-- Supplied material --
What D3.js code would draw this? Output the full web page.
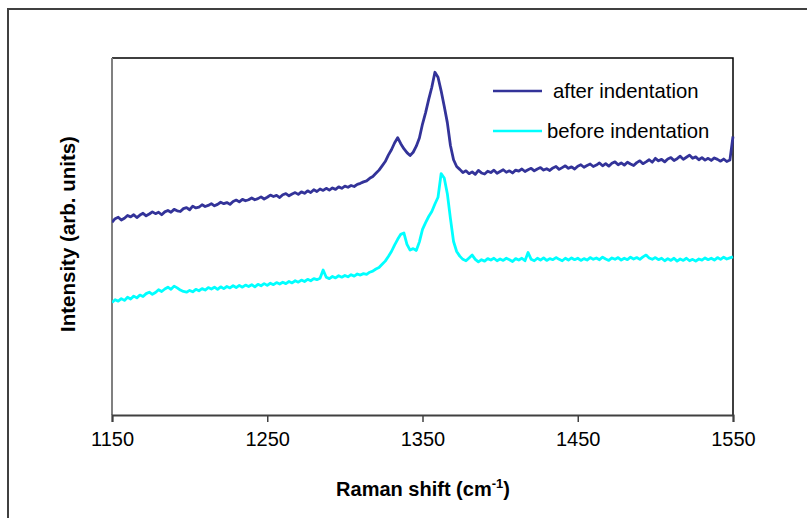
<!DOCTYPE html>
<html><head><meta charset="utf-8">
<script src="https://cdn.jsdelivr.net/npm/d3@7"></script>
<style>body{margin:0;background:#fff}svg{display:block}</style>
</head><body>
<script>
const waveNumbers = d3.range(1150, 1551, 2);
const afterIndentation = [
54.0,55.0,55.4,54.6,55.1,55.9,55.5,56.1,55.3,56.0,
56.5,55.8,56.3,56.9,56.4,56.8,56.1,56.9,57.3,56.8,
57.6,57.2,57.0,57.8,58.1,57.5,58.5,58.0,58.2,58.9,
58.4,58.7,59.2,58.6,59.0,59.6,59.2,59.5,59.0,59.8,
60.2,59.7,60.4,60.0,60.3,60.8,60.3,60.6,61.1,60.5,
61.0,61.6,61.2,61.5,60.9,61.7,62.0,61.4,61.9,62.3,
61.8,62.5,62.1,62.8,62.3,63.1,62.6,63.3,62.9,63.5,
63.0,63.6,63.2,63.9,63.5,64.1,63.8,64.3,64.0,64.6,
64.9,65.3,65.6,66.3,66.8,67.7,68.6,69.8,71.0,72.8,
74.3,76.2,77.7,76.0,74.6,73.5,72.7,73.6,75.3,77.6,
81.5,84.7,88.4,91.8,96.0,94.6,90.8,86.5,81.9,75.5,
71.5,69.6,68.8,67.9,68.4,67.6,68.1,67.4,68.5,67.8,
67.5,68.3,67.9,68.6,67.7,68.2,68.7,68.0,68.4,67.8,
68.6,68.3,68.9,68.2,68.7,69.1,68.4,68.9,69.3,68.6,
69.0,68.5,69.2,69.6,68.8,69.3,69.8,69.1,69.5,68.9,
69.7,70.1,69.4,69.9,70.3,69.6,70.0,70.6,69.8,70.4,
69.7,70.5,70.9,70.1,70.6,70.0,70.8,70.3,69.9,70.7,
71.2,70.4,70.9,71.5,70.8,71.9,71.2,71.6,70.9,71.7,
72.1,71.3,71.8,72.5,71.6,72.2,72.8,71.9,72.3,71.5,
72.1,71.4,71.9,71.3,72.0,71.6,71.1,71.7,71.0,71.4,
78.0];
const beforeIndentation = [
31.5,32.3,31.9,32.6,32.1,33.0,32.5,33.3,32.8,33.6,
33.2,34.0,34.4,33.8,34.3,35.1,34.6,35.3,35.8,35.2,
36.1,35.6,35.0,34.6,34.4,34.9,34.5,35.2,34.8,35.4,
35.0,35.7,35.3,35.8,35.2,35.9,35.4,36.0,35.6,36.2,
35.7,36.3,35.8,36.4,36.0,36.5,35.9,36.6,36.2,36.8,
36.3,36.9,36.5,37.1,36.7,37.2,36.8,37.4,37.0,37.6,
37.2,37.8,37.4,38.0,37.6,38.2,37.9,38.3,40.6,38.6,
38.2,38.8,38.4,39.0,38.6,39.1,38.7,39.3,38.9,39.5,
39.2,39.6,39.4,40.0,40.3,40.9,41.3,42.2,43.1,44.4,
45.8,47.6,49.2,50.6,51.0,47.8,46.2,46.6,46.1,48.5,
52.0,53.9,55.6,57.0,59.1,61.0,67.6,66.4,62.0,55.0,
48.6,45.8,44.5,43.6,43.2,44.0,44.8,43.6,42.9,43.5,
43.1,43.8,43.4,43.9,43.2,43.7,43.3,43.9,43.5,43.0,
43.8,43.4,43.9,43.2,45.5,43.6,43.2,43.9,43.4,44.0,
43.3,43.8,43.5,44.1,43.6,43.2,43.9,43.4,44.0,43.5,
43.9,43.3,43.8,43.4,44.1,43.6,44.0,43.5,44.2,43.7,
43.3,44.0,43.6,44.1,43.4,43.9,43.5,44.2,43.7,44.1,
43.6,44.3,44.8,44.0,43.6,44.1,43.5,43.9,43.2,43.8,
43.3,43.9,43.1,43.7,43.3,43.9,43.2,43.6,43.1,43.7,
43.4,44.0,43.5,43.9,43.4,44.1,43.6,44.2,43.7,44.0,
44.3];
const xTicks = [1150, 1250, 1350, 1450, 1550];
const seriesNames = ["after indentation", "before indentation"];
const seriesColors = ["#333399", "#00FFFF"];

const W = 807, H = 518;
const m = {left: 112, right: 733, top: 58, bottom: 415};
const svg = d3.select("body").append("svg").attr("width", W).attr("height", H);
const font = "'Liberation Sans', Arial, sans-serif";

// outer chart border (extends off canvas right/bottom)
svg.append("path").attr("d", `M8,${H+5} L8,9 L${W+5},9`)
  .attr("fill", "none").attr("stroke", "#404040").attr("stroke-width", 2);

const x = d3.scaleLinear().domain([1150, 1550]).range([m.left, m.right]);
const y = d3.scaleLinear().domain([0, 100]).range([m.bottom, m.top]);

// plot frame top/right
svg.append("path").attr("d", `M${m.left},${m.top} L${m.right},${m.top} L${m.right},${m.bottom}`)
  .attr("fill", "none").attr("stroke", "#000").attr("stroke-width", 1.5);
// left axis line
svg.append("line").attr("x1", m.left).attr("x2", m.left).attr("y1", m.top).attr("y2", m.bottom)
  .attr("stroke", "#808080").attr("stroke-width", 2);

svg.append("clipPath").attr("id", "c").append("rect")
  .attr("x", m.left).attr("y", m.top - 2).attr("width", m.right - m.left + 2).attr("height", m.bottom - m.top + 2);

const line = d3.line().x((d, i) => x(waveNumbers[i])).y(d => y(d));
[afterIndentation, beforeIndentation].forEach((s, k) => {
  svg.append("path").datum(s).attr("d", line).attr("clip-path", "url(#c)")
    .attr("fill", "none").attr("stroke", seriesColors[k]).attr("stroke-width", 2.8)
    .attr("stroke-linejoin", "round");
});

// x axis
const gx = svg.append("g").attr("transform", `translate(0,${m.bottom})`)
  .call(d3.axisBottom(x).tickValues(xTicks).tickSize(7).tickPadding(10).tickFormat(d3.format("d")));
gx.select(".domain").attr("stroke", "#404040").attr("stroke-width", 2);
gx.selectAll(".tick line").attr("stroke", "#404040").attr("stroke-width", 1.5);
gx.selectAll(".tick text").attr("font-family", font).attr("font-size", 20).attr("fill", "#000");

// axis titles
const xt = svg.append("text").attr("x", 423).attr("y", 496).attr("text-anchor", "middle")
  .attr("font-family", font).attr("font-size", 20).attr("font-weight", "bold");
xt.append("tspan").text("Raman shift (cm");
xt.append("tspan").attr("font-size", 13).attr("dy", -8).text("-1");
xt.append("tspan").attr("dy", 8).text(")");

svg.append("text").attr("transform", "translate(75,234) rotate(-90)").attr("text-anchor", "middle")
  .attr("font-family", font).attr("font-size", 20.5).attr("font-weight", "bold").text("Intensity (arb. units)");

// legend
const leg = [{y: 91, tx: 553}, {y: 131, tx: 547}];
leg.forEach((l, k) => {
  svg.append("line").attr("x1", 493).attr("x2", 542).attr("y1", l.y).attr("y2", l.y)
    .attr("stroke", seriesColors[k]).attr("stroke-width", 2.6);
  svg.append("text").attr("x", l.tx).attr("y", l.y + 7).attr("font-family", font)
    .attr("font-size", 20.3).attr("fill", "#000").text(seriesNames[k]);
});
</script>
</body></html>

-- Task to complete --
From the data above, write out everything exactly except the pictures.

-- Output --
What D3.js code would draw this? Output the full web page.
<!DOCTYPE html>
<html><head><meta charset="utf-8">
<script src="https://cdn.jsdelivr.net/npm/d3@7"></script>
<style>body{margin:0;background:#fff}svg{display:block}</style>
</head><body>
<script>
const waveNumbers = d3.range(1150, 1551, 2);
const afterIndentation = [
54.0,55.0,55.4,54.6,55.1,55.9,55.5,56.1,55.3,56.0,
56.5,55.8,56.3,56.9,56.4,56.8,56.1,56.9,57.3,56.8,
57.6,57.2,57.0,57.8,58.1,57.5,58.5,58.0,58.2,58.9,
58.4,58.7,59.2,58.6,59.0,59.6,59.2,59.5,59.0,59.8,
60.2,59.7,60.4,60.0,60.3,60.8,60.3,60.6,61.1,60.5,
61.0,61.6,61.2,61.5,60.9,61.7,62.0,61.4,61.9,62.3,
61.8,62.5,62.1,62.8,62.3,63.1,62.6,63.3,62.9,63.5,
63.0,63.6,63.2,63.9,63.5,64.1,63.8,64.3,64.0,64.6,
64.9,65.3,65.6,66.3,66.8,67.7,68.6,69.8,71.0,72.8,
74.3,76.2,77.7,76.0,74.6,73.5,72.7,73.6,75.3,77.6,
81.5,84.7,88.4,91.8,96.0,94.6,90.8,86.5,81.9,75.5,
71.5,69.6,68.8,67.9,68.4,67.6,68.1,67.4,68.5,67.8,
67.5,68.3,67.9,68.6,67.7,68.2,68.7,68.0,68.4,67.8,
68.6,68.3,68.9,68.2,68.7,69.1,68.4,68.9,69.3,68.6,
69.0,68.5,69.2,69.6,68.8,69.3,69.8,69.1,69.5,68.9,
69.7,70.1,69.4,69.9,70.3,69.6,70.0,70.6,69.8,70.4,
69.7,70.5,70.9,70.1,70.6,70.0,70.8,70.3,69.9,70.7,
71.2,70.4,70.9,71.5,70.8,71.9,71.2,71.6,70.9,71.7,
72.1,71.3,71.8,72.5,71.6,72.2,72.8,71.9,72.3,71.5,
72.1,71.4,71.9,71.3,72.0,71.6,71.1,71.7,71.0,71.4,
78.0];
const beforeIndentation = [
31.5,32.3,31.9,32.6,32.1,33.0,32.5,33.3,32.8,33.6,
33.2,34.0,34.4,33.8,34.3,35.1,34.6,35.3,35.8,35.2,
36.1,35.6,35.0,34.6,34.4,34.9,34.5,35.2,34.8,35.4,
35.0,35.7,35.3,35.8,35.2,35.9,35.4,36.0,35.6,36.2,
35.7,36.3,35.8,36.4,36.0,36.5,35.9,36.6,36.2,36.8,
36.3,36.9,36.5,37.1,36.7,37.2,36.8,37.4,37.0,37.6,
37.2,37.8,37.4,38.0,37.6,38.2,37.9,38.3,40.6,38.6,
38.2,38.8,38.4,39.0,38.6,39.1,38.7,39.3,38.9,39.5,
39.2,39.6,39.4,40.0,40.3,40.9,41.3,42.2,43.1,44.4,
45.8,47.6,49.2,50.6,51.0,47.8,46.2,46.6,46.1,48.5,
52.0,53.9,55.6,57.0,59.1,61.0,67.6,66.4,62.0,55.0,
48.6,45.8,44.5,43.6,43.2,44.0,44.8,43.6,42.9,43.5,
43.1,43.8,43.4,43.9,43.2,43.7,43.3,43.9,43.5,43.0,
43.8,43.4,43.9,43.2,45.5,43.6,43.2,43.9,43.4,44.0,
43.3,43.8,43.5,44.1,43.6,43.2,43.9,43.4,44.0,43.5,
43.9,43.3,43.8,43.4,44.1,43.6,44.0,43.5,44.2,43.7,
43.3,44.0,43.6,44.1,43.4,43.9,43.5,44.2,43.7,44.1,
43.6,44.3,44.8,44.0,43.6,44.1,43.5,43.9,43.2,43.8,
43.3,43.9,43.1,43.7,43.3,43.9,43.2,43.6,43.1,43.7,
43.4,44.0,43.5,43.9,43.4,44.1,43.6,44.2,43.7,44.0,
44.3];
const xTicks = [1150, 1250, 1350, 1450, 1550];
const seriesNames = ["after indentation", "before indentation"];
const seriesColors = ["#333399", "#00FFFF"];

const W = 807, H = 518;
const m = {left: 112, right: 733, top: 58, bottom: 415};
const svg = d3.select("body").append("svg").attr("width", W).attr("height", H);
const font = "'Liberation Sans', Arial, sans-serif";

// outer chart border (extends off canvas right/bottom)
svg.append("path").attr("d", `M8,${H+5} L8,9 L${W+5},9`)
  .attr("fill", "none").attr("stroke", "#404040").attr("stroke-width", 2);

const x = d3.scaleLinear().domain([1150, 1550]).range([m.left, m.right]);
const y = d3.scaleLinear().domain([0, 100]).range([m.bottom, m.top]);

// plot frame top/right
svg.append("path").attr("d", `M${m.left},${m.top} L${m.right},${m.top} L${m.right},${m.bottom}`)
  .attr("fill", "none").attr("stroke", "#000").attr("stroke-width", 1.5);
// left axis line
svg.append("line").attr("x1", m.left).attr("x2", m.left).attr("y1", m.top).attr("y2", m.bottom)
  .attr("stroke", "#808080").attr("stroke-width", 2);

svg.append("clipPath").attr("id", "c").append("rect")
  .attr("x", m.left).attr("y", m.top - 2).attr("width", m.right - m.left + 2).attr("height", m.bottom - m.top + 2);

const line = d3.line().x((d, i) => x(waveNumbers[i])).y(d => y(d));
[afterIndentation, beforeIndentation].forEach((s, k) => {
  svg.append("path").datum(s).attr("d", line).attr("clip-path", "url(#c)")
    .attr("fill", "none").attr("stroke", seriesColors[k]).attr("stroke-width", 2.8)
    .attr("stroke-linejoin", "round");
});

// x axis
const gx = svg.append("g").attr("transform", `translate(0,${m.bottom})`)
  .call(d3.axisBottom(x).tickValues(xTicks).tickSize(7).tickPadding(10).tickFormat(d3.format("d")));
gx.select(".domain").attr("stroke", "#404040").attr("stroke-width", 2);
gx.selectAll(".tick line").attr("stroke", "#404040").attr("stroke-width", 1.5);
gx.selectAll(".tick text").attr("font-family", font).attr("font-size", 20).attr("fill", "#000");

// axis titles
const xt = svg.append("text").attr("x", 423).attr("y", 496).attr("text-anchor", "middle")
  .attr("font-family", font).attr("font-size", 20).attr("font-weight", "bold");
xt.append("tspan").text("Raman shift (cm");
xt.append("tspan").attr("font-size", 13).attr("dy", -8).text("-1");
xt.append("tspan").attr("dy", 8).text(")");

svg.append("text").attr("transform", "translate(75,234) rotate(-90)").attr("text-anchor", "middle")
  .attr("font-family", font).attr("font-size", 20.5).attr("font-weight", "bold").text("Intensity (arb. units)");

// legend
const leg = [{y: 91, tx: 553}, {y: 131, tx: 547}];
leg.forEach((l, k) => {
  svg.append("line").attr("x1", 493).attr("x2", 542).attr("y1", l.y).attr("y2", l.y)
    .attr("stroke", seriesColors[k]).attr("stroke-width", 2.6);
  svg.append("text").attr("x", l.tx).attr("y", l.y + 7).attr("font-family", font)
    .attr("font-size", 20.3).attr("fill", "#000").text(seriesNames[k]);
});
</script>
</body></html>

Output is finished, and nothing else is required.